Deadline Approaching: Call for Submissions: TFW “Love as a Radical Act” Forum

Times always seem to be especially trying for those of us committed to transnationally eradicating anti-feminist, racist, and imperialist politics both publicly and privately. Like most years, 2013 has been especially challenging, and the year is not yet over.

Admittedly, we’ve had a lot to celebrate. For example, Editorial Collective (EC) member Darnell L. Moore helped launch “Ring the Bell,” a movement that combats violence against women, several EC members learned that we would be sharing our work at the National Women’s Studies Association (NWSA) and Association for the Study of the Worldwide African Diaspora (ASWAD), and EC member Andrea Plaid was featured on the Melissa Harris Perry show and was instrumental in convincing The New York Times to “Drop the I-Word.”

On the other hand, we’ve experienced more than our fair share of anger and frustration. We mourned Hadiya Pendleton, defended the racist and sexist attacks against Quvenzhané Wallis, struggled with the Steubenville rape case, featured the NRA on our recently implemented “Wall of Shame” for promoting a company that sells a shooting target that is supposed to represent the shooter’s “ex-girlfriend,” ached deeply as the FBI—with the support of President Obama and Attorney General Holder—placed Assata Shakur on its “Most Wanted List,” and most recently were devastated when George Zimmerman was found “Not Guilty.”

June Jordan

June Jordan

Part of our mission declares that we seek to valorize, sustain, and “create alternative frameworks to build a just and equitable society.” During times such as these—times of celebration and despair—we all agree that love is a necessity. It is important to point out, however, that feminists have long been thinking about the importance of love and its relationship to the work we do, as well as our personal lives.
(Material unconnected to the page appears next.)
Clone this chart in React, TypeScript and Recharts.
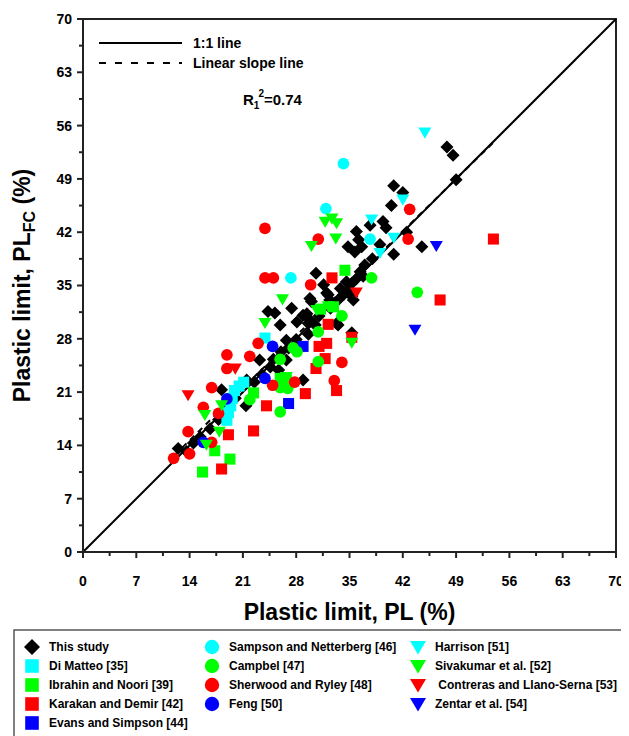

June Jordan once said:

I am a feminist, and what that means to me is much the same as the meaning of the fact that I am Black. It means that I must undertake to love myself and to respect myself as though my very life depends upon self-love and self-respect.

We, like Jordan, recognize that in order to affect the most progressive kind of change, we must embrace love for the self. We also recognize that love is as much an action as it is a feeling, and this requires the kind of care and attention that we often don’t allow ourselves time to understand and practice. Along those lines, bell hooks once said,

Genuine love is rarely an emotional space where needs are instantly gratified. To know love we have to invest time and commitment…dreaming that love will save us, solve all our problems or provide a steady state of bliss or security only keeps us stuck in wishful fantasy, undermining the real power of the love, which is to transform us. Many people want love to function like a drug, giving them an immediate and sustained high. They want to do nothing, just passively receive the good feeling.

bell hooks

bell hooks

The “Love as a Radical Act” forum, then, asks us to articulate and re-conceptualize the meaning and importance of love for self, for each other, and for community. What models do we have for the kind of love that is conducive to feminist and womanist ontologies and epistemologies? How might we reimagine these models in order to reflect contemporary concerns? What existing forces pose the most concerning challenges for feminist and womanist love for self, others, and community? How might we effectively resist these challenges? We hope that you will join us for open, forthright, and healthy, but admittedly difficult, dialogue by addressing these and other important questions related to love as a concept, emotion, and action.

Please submit unpublished poetry, fiction (original), memoir, drama, visual art, film, design, and works that cross generic boundaries, essays, op-eds, and Love Notes to Submittable by August 9, 2013. You may be wondering about “Love Notes.” In these times of growing skepticism and mounting critique rightly aimed at the myriad forms of structural conditions that negatively impact women and children around the world, we recognize the need for self-care and acts of love-making within our communities. Thus, “Love Notes” create spaces on The Feminist Wire where we can counteract the violence of oppressions through offerings of praise, support, solidarity, and love. It is a radical space where we, for once, seek to forego the use of the “master’s tools” (i.e. war, in-fighting, communal dissolution, hatred, separation, and prejudices) by employing a different and revolutionary tactic, namely, love.

Please also include a brief biography (approximately 150 words) and a photograph. Finally, please mark your submission “Love Forum” so that we can easily identify your work.

We look forward to receiving your submissions!